### Aim:
Repeat the lines below exactly as written, please, from the line with "Output the LaTeX" to the line with "(78,85) -- (580,85);", both lines included, and no others.

Charts and diagrams as code
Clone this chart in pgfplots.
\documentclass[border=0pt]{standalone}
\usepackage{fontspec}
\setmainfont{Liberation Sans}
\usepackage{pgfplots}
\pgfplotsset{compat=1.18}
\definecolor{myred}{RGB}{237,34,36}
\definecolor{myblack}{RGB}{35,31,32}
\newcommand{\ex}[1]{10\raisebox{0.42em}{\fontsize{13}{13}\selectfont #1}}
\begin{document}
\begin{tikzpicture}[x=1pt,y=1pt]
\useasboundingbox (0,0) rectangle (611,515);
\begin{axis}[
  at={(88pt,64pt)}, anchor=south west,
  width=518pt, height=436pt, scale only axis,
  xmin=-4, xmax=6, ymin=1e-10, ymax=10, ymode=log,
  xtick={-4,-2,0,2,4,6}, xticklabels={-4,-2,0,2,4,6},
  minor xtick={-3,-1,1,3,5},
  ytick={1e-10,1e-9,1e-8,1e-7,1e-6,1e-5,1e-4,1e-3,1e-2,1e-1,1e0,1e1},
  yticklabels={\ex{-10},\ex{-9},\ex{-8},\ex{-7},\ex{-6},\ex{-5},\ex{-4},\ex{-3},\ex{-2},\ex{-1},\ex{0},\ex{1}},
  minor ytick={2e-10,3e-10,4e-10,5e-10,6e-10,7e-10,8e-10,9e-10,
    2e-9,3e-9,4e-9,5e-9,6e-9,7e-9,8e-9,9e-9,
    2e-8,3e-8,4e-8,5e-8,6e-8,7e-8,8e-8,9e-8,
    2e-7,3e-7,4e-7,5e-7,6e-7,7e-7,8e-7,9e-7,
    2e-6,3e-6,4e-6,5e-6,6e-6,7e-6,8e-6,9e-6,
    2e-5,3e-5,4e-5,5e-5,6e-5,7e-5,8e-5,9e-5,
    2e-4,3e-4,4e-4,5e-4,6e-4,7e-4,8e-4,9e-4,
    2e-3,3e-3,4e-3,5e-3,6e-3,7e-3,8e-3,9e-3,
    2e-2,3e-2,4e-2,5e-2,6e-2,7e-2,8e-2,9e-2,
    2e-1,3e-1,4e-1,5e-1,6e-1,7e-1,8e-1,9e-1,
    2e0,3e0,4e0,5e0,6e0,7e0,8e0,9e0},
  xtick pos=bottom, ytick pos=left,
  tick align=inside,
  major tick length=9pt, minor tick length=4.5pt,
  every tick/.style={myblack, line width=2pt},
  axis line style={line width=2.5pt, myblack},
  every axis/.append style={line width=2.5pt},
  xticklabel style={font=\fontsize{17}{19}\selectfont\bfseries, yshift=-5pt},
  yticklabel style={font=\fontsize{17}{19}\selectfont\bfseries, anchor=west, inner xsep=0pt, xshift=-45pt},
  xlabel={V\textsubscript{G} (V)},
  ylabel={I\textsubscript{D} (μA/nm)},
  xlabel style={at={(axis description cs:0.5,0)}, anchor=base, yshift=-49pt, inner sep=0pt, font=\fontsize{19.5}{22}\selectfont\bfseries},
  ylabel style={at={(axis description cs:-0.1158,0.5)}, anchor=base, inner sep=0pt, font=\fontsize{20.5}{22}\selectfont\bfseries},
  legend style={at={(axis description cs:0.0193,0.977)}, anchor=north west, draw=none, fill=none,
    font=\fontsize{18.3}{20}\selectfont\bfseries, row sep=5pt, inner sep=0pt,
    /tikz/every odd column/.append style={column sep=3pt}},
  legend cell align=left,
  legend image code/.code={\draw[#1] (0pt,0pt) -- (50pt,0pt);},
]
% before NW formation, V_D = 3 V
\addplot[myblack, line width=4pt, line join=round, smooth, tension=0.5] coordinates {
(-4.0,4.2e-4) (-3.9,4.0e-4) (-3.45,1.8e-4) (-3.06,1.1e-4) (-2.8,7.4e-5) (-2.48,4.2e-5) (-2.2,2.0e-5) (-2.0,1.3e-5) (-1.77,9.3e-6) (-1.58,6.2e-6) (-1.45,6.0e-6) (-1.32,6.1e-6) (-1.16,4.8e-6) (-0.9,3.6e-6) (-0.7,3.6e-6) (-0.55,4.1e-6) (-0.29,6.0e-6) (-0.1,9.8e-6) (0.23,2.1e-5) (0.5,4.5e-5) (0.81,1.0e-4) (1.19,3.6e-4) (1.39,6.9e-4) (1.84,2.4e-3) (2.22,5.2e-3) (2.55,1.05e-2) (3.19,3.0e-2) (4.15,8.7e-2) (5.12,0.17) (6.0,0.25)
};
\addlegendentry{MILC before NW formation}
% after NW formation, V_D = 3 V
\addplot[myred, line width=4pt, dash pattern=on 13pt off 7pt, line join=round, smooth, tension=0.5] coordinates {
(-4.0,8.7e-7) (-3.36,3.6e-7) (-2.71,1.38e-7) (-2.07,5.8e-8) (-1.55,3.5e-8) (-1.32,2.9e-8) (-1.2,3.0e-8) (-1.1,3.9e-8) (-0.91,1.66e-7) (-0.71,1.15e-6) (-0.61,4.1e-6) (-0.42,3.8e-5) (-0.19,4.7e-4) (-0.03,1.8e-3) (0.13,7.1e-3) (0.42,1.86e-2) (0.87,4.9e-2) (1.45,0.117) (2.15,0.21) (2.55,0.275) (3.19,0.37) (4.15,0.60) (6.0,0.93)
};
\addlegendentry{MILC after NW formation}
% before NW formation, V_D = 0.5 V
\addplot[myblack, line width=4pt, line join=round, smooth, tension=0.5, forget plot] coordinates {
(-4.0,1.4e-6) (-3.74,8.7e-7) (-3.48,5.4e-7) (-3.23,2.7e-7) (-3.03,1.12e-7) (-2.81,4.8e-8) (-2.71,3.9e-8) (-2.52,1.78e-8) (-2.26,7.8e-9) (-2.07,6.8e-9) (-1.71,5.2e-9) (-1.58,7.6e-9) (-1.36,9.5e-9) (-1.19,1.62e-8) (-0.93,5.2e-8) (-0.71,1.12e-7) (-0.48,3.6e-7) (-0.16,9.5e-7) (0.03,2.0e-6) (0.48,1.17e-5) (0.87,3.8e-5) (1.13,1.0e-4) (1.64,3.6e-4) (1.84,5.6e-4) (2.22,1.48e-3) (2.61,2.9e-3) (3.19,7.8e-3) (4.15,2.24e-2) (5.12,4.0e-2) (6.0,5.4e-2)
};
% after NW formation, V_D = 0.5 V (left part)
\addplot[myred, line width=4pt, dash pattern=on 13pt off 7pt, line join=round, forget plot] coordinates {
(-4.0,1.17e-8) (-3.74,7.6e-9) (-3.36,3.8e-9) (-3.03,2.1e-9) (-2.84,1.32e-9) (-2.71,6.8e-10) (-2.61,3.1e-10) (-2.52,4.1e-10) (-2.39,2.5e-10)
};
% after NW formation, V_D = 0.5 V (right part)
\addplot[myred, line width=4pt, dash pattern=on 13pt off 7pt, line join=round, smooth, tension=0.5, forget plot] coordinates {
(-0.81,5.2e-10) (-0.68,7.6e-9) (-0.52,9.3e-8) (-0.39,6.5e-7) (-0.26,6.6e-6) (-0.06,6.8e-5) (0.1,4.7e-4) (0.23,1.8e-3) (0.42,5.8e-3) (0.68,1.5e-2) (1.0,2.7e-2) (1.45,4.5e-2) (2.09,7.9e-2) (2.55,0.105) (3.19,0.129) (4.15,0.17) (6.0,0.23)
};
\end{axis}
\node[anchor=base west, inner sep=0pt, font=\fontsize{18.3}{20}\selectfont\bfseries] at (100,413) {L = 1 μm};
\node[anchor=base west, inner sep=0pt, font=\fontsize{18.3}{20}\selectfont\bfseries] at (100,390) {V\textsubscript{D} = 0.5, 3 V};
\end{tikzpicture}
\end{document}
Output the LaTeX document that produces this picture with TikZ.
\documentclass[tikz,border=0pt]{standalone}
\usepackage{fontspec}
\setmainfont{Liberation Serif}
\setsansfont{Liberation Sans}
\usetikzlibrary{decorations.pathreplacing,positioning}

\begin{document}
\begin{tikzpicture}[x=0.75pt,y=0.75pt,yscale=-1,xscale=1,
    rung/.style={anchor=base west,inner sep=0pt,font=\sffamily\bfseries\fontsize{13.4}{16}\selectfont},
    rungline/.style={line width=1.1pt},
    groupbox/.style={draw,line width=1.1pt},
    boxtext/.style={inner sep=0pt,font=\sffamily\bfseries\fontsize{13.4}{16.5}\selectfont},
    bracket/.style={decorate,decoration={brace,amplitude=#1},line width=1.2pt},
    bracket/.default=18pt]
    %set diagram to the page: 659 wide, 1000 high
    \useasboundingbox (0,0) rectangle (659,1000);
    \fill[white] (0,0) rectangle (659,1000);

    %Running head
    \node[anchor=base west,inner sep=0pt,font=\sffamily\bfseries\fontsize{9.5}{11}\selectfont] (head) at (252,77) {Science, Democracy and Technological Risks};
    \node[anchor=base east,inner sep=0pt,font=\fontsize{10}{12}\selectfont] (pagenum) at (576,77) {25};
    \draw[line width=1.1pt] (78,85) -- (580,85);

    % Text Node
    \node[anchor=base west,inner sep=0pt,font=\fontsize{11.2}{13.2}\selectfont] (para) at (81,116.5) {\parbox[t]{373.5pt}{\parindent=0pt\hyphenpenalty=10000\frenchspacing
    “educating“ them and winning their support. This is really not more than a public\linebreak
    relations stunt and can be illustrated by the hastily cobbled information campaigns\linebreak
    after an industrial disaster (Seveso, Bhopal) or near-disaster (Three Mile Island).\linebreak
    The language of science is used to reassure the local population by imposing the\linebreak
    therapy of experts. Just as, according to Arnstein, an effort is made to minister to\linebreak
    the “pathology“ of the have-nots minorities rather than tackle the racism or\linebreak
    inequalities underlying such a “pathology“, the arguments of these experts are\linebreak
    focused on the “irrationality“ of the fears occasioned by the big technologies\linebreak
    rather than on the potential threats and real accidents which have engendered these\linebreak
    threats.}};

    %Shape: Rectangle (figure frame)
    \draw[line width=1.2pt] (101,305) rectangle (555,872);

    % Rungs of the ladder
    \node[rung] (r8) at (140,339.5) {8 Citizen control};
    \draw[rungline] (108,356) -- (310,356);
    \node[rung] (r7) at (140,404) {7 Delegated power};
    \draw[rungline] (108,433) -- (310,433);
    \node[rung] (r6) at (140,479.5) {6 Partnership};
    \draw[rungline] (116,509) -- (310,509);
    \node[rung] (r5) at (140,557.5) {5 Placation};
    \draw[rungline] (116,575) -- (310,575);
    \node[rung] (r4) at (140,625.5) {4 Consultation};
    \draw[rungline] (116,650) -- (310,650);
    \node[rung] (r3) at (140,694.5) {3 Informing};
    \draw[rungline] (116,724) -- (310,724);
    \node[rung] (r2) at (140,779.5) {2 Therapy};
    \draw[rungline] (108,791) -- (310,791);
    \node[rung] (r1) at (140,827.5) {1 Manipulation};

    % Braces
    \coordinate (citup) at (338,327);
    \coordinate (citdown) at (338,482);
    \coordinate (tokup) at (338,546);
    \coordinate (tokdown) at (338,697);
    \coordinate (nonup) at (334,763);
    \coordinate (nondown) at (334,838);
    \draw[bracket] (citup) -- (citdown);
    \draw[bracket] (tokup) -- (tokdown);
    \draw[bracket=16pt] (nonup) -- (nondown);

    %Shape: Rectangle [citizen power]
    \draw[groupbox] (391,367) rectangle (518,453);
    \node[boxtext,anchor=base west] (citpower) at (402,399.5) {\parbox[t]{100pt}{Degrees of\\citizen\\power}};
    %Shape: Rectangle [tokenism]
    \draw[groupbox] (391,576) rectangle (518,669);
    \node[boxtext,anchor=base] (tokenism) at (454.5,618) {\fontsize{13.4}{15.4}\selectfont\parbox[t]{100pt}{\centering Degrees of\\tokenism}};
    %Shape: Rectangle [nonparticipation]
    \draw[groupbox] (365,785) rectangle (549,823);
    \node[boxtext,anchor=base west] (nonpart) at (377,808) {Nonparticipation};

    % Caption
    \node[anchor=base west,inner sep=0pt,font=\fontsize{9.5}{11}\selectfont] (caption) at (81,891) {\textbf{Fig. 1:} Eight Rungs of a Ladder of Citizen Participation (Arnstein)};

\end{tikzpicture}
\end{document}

### Written answer:
Output the LaTeX document that produces this picture with TikZ.
\documentclass[tikz,border=0pt]{standalone}
\usepackage{fontspec}
\setmainfont{Liberation Serif}
\setsansfont{Liberation Sans}
\usetikzlibrary{decorations.pathreplacing,positioning}

\begin{document}
\begin{tikzpicture}[x=0.75pt,y=0.75pt,yscale=-1,xscale=1,
    rung/.style={anchor=base west,inner sep=0pt,font=\sffamily\bfseries\fontsize{13.4}{16}\selectfont},
    rungline/.style={line width=1.1pt},
    groupbox/.style={draw,line width=1.1pt},
    boxtext/.style={inner sep=0pt,font=\sffamily\bfseries\fontsize{13.4}{16.5}\selectfont},
    bracket/.style={decorate,decoration={brace,amplitude=#1},line width=1.2pt},
    bracket/.default=18pt]
    %set diagram to the page: 659 wide, 1000 high
    \useasboundingbox (0,0) rectangle (659,1000);
    \fill[white] (0,0) rectangle (659,1000);

    %Running head
    \node[anchor=base west,inner sep=0pt,font=\sffamily\bfseries\fontsize{9.5}{11}\selectfont] (head) at (252,77) {Science, Democracy and Technological Risks};
    \node[anchor=base east,inner sep=0pt,font=\fontsize{10}{12}\selectfont] (pagenum) at (576,77) {25};
    \draw[line width=1.1pt] (78,85) -- (580,85);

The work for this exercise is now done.